Saturday, April 3, 2010

Understanding Competency

Companies spend a disproportionate amount of time and money trying to improve their executional competencies (i.e. manufacturing) and comparatively little energy shoring up their less tangible competencies (i.e. consumer perceptions). However, it’s often times a company’s intangible competencies that control its destiny.

In 1997-98 Qualcomm wanted to enter the cell phone handset market. There was a lot of static in the category, with the established handset manufactures and wireless carriers investing significant sums marketing the same generic benefits: freedom, connectivity and clarity. It was a difficult environment to launch a new handset brand, but a great environment for understanding perceived competencies.

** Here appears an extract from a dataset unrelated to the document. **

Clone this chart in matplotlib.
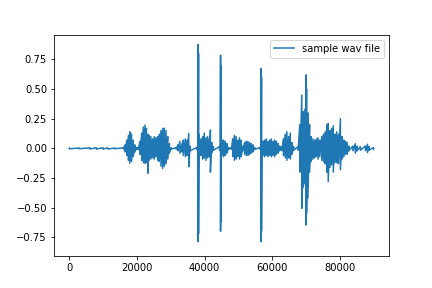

At the time, the technological fight over digital standards (CDMA vs. GSM) was just beginning. Yet despite the significant technological advancements being made, consumers were already starting to see cell phones as being somewhat mundane technology. In focus groups consumers would place cell phones near landline phones on a technological continuum (the continuum would obviously look different today). From a consumers’ perspective, once most people have something, its mystique wears off.
The receding technological stature of cell phones in the minds of consumers diminished the perceived competencies of the category. A prophetic piece of quantitative research done at the time showed that people were likely to consider non-cell phone brands over established cell phone brands when purchasing their next phone. (Again, remember that this was conducted in 1998). This demonstrated that broad inventive credentials trumped category specific credentials. Said another way, the more inventive a company is perceived to be, the more consumers believe that anything it makes will be really cool.
Having spent enormous effort designing, manufacturing and distributing a product, it is only natural for companies to want to market its features and benefits. Consumers, however, frequently take these efforts for granted. That’s not to say that the mousetrap doesn’t matter, just that consumers’ purchase decisions are often driven by criteria other than features and benefits.